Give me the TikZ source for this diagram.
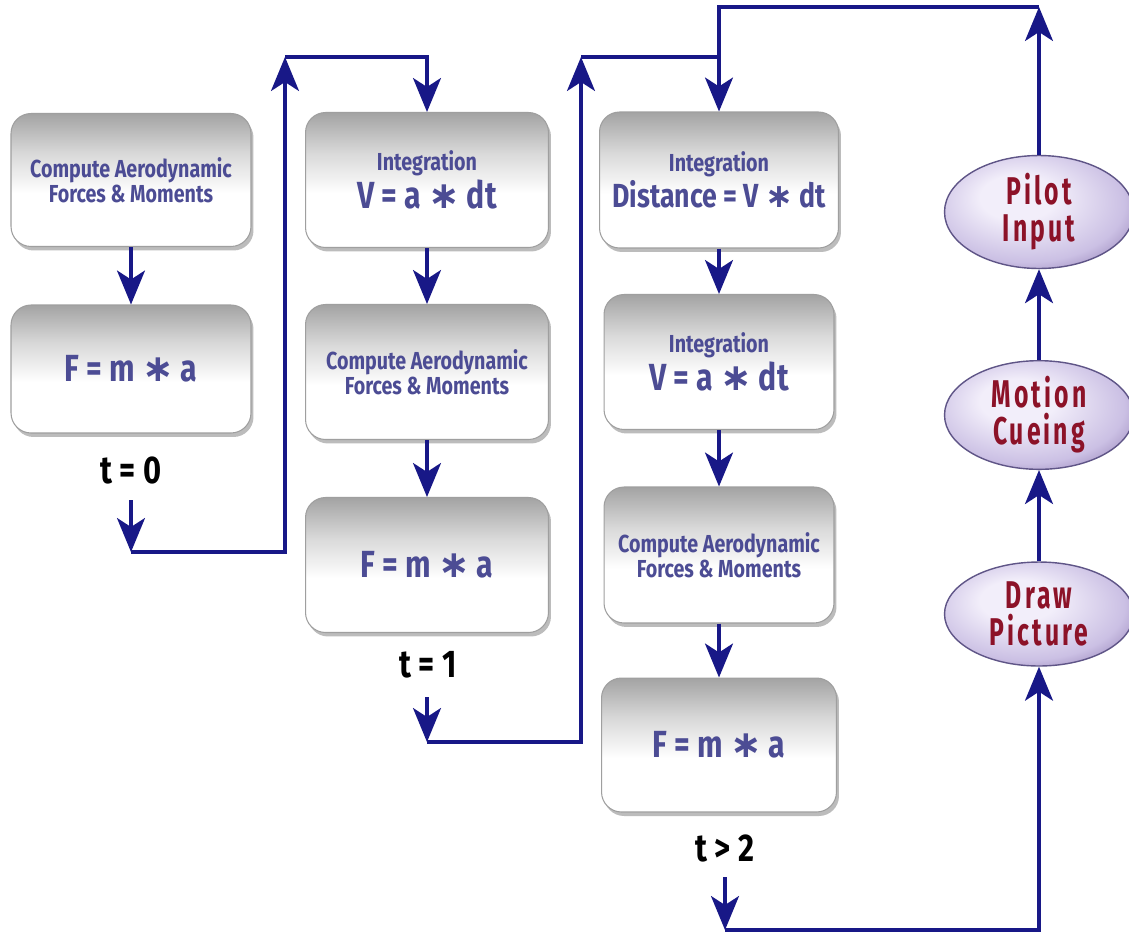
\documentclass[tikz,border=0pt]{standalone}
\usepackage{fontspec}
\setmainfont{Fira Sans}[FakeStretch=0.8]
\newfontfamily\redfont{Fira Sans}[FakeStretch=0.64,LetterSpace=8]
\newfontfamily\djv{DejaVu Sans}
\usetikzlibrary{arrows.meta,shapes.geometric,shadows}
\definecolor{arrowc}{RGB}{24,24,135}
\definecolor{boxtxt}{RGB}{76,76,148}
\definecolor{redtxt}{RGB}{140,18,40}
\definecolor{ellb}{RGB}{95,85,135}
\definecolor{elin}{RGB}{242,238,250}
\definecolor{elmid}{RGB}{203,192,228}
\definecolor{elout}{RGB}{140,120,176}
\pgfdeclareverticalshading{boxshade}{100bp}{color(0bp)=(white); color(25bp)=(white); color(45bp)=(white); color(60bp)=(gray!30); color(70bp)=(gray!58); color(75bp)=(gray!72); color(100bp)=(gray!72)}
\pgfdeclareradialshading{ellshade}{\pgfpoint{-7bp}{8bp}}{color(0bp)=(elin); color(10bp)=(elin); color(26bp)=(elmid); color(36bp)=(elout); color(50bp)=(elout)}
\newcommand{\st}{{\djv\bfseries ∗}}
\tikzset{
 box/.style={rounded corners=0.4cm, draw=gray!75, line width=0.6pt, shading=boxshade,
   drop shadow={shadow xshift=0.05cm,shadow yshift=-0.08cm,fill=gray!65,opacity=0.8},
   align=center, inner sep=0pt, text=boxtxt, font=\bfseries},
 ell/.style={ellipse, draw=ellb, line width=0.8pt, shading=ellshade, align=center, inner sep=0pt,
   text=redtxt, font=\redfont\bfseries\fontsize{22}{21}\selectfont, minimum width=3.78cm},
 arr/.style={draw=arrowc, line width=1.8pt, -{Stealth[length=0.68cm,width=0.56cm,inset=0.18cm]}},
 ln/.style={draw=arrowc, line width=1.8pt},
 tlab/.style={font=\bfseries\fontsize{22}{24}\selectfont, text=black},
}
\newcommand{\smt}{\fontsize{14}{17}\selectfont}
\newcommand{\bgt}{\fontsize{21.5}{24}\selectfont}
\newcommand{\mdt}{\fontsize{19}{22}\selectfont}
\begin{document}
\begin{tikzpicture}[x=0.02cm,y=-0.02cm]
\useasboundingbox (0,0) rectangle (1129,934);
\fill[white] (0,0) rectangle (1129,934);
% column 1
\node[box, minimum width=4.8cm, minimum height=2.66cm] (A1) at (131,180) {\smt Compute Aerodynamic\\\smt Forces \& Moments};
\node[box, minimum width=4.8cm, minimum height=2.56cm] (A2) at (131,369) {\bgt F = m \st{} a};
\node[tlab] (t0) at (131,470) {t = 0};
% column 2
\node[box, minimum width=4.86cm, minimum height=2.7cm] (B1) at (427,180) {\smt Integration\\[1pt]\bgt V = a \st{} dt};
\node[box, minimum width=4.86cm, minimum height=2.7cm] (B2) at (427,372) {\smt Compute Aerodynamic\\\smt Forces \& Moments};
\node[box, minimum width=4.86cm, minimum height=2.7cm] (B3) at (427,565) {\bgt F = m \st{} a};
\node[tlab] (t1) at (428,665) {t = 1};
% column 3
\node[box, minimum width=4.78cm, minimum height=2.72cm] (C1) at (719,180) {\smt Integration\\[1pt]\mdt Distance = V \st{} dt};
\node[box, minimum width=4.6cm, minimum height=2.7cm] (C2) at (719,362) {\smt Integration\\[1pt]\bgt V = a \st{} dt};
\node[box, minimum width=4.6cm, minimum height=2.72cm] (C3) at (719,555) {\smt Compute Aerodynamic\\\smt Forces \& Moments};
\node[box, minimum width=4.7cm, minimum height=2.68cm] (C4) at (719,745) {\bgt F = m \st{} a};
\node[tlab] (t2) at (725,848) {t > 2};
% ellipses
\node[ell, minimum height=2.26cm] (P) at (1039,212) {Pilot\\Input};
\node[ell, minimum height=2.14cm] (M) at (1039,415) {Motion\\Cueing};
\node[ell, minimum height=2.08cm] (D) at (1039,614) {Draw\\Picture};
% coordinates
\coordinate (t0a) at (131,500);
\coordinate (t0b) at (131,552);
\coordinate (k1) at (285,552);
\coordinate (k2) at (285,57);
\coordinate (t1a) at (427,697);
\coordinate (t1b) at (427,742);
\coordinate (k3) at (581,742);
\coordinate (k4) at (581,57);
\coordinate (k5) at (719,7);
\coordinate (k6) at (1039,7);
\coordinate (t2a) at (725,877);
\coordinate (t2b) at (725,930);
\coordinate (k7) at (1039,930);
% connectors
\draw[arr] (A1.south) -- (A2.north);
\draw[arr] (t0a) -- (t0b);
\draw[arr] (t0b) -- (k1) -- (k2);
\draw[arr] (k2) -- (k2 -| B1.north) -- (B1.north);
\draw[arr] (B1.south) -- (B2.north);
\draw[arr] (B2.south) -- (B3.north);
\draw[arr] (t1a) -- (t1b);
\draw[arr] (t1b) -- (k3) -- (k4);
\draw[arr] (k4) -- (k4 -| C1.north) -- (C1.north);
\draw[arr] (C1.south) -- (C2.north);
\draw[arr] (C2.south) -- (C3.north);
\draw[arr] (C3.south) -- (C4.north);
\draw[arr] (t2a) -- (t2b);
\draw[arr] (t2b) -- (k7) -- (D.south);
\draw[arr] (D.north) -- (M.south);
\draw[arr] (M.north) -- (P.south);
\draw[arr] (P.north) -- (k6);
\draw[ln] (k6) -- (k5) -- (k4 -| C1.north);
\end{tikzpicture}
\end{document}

★ ★ ★ ★

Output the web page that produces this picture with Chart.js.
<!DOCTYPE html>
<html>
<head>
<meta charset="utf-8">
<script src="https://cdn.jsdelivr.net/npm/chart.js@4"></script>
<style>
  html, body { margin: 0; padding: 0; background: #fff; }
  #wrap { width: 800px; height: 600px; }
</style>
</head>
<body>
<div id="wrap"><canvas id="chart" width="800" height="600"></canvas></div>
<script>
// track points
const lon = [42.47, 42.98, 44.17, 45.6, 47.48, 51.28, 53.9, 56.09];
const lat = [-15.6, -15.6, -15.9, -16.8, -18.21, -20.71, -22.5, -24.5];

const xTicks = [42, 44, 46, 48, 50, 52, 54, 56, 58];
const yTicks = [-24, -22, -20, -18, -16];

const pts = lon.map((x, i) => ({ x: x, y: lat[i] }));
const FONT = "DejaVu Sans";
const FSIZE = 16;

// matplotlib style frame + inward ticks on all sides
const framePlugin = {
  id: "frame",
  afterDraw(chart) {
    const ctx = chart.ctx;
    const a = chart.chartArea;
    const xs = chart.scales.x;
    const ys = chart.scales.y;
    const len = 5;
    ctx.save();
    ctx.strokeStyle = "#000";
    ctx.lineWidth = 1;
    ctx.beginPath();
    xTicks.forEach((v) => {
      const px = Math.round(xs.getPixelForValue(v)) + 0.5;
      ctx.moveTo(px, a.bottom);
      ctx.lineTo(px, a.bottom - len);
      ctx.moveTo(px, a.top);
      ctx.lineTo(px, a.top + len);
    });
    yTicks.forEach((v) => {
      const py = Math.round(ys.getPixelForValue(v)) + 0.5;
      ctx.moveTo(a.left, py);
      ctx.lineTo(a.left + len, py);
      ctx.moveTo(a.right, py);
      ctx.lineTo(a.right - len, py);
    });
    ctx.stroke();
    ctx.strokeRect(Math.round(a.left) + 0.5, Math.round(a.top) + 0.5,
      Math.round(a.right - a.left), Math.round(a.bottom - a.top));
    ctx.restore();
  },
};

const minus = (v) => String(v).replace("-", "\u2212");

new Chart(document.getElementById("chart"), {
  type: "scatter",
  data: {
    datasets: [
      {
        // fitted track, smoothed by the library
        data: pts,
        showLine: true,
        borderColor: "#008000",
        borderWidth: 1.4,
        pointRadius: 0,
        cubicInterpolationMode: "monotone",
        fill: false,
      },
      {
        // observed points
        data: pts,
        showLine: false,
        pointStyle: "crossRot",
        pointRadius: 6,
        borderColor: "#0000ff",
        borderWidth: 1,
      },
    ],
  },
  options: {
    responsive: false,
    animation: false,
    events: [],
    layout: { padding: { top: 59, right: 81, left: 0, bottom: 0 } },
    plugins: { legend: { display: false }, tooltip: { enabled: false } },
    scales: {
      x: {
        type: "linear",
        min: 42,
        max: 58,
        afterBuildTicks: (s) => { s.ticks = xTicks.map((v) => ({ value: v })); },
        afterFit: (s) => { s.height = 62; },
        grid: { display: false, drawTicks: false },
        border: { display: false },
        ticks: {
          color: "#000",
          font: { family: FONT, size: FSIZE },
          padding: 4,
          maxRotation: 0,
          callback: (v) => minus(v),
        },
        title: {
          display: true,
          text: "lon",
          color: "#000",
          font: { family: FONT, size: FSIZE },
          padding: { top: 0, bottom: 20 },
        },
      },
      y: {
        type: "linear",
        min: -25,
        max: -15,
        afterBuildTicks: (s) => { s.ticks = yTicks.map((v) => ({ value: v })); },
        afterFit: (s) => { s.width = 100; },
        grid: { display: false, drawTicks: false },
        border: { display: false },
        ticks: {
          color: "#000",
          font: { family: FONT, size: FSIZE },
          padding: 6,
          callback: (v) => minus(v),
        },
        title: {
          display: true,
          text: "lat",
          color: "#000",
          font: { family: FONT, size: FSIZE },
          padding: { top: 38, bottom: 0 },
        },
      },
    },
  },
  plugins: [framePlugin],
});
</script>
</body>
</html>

★ ★ ★ ★

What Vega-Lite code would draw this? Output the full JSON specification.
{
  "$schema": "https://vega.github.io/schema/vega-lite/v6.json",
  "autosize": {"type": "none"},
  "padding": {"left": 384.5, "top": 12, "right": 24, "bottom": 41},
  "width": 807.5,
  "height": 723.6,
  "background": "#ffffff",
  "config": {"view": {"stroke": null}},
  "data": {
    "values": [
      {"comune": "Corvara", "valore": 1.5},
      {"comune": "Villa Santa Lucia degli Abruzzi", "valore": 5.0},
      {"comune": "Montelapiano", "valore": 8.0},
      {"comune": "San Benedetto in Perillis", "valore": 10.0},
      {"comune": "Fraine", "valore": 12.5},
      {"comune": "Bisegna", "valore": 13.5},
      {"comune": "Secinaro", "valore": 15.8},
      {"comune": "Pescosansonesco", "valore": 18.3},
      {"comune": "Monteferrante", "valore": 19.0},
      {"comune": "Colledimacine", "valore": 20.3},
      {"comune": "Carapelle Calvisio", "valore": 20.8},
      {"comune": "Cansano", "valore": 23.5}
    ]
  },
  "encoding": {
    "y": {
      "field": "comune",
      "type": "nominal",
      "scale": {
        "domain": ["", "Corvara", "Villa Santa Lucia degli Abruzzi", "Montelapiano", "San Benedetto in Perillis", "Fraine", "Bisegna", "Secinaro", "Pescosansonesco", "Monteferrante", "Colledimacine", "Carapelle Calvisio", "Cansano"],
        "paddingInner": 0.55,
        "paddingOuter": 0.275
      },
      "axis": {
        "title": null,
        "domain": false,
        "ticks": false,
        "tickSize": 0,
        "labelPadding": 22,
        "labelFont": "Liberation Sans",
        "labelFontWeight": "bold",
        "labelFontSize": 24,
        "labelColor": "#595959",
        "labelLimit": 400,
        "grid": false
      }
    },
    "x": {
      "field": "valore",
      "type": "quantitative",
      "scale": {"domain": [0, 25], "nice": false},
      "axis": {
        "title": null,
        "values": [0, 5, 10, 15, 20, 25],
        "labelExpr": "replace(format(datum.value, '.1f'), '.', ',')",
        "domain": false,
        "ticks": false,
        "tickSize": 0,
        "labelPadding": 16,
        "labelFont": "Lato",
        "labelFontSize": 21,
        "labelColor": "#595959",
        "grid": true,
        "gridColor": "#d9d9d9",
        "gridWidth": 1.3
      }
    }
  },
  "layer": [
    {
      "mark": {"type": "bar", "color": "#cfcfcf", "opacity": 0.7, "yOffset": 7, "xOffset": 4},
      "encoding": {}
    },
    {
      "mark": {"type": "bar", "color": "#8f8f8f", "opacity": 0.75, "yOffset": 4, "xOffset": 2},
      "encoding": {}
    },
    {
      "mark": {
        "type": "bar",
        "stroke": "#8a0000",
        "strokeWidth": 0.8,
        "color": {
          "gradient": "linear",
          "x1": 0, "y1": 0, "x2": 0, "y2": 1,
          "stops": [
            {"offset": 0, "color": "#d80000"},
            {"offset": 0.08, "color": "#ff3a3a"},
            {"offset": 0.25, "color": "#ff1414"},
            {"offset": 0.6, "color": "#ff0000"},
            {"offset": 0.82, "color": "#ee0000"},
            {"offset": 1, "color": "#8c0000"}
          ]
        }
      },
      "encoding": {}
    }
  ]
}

★ ★ ★ ★

State how many lines of the records above contain "this", with no words besides the number.

### Response below
3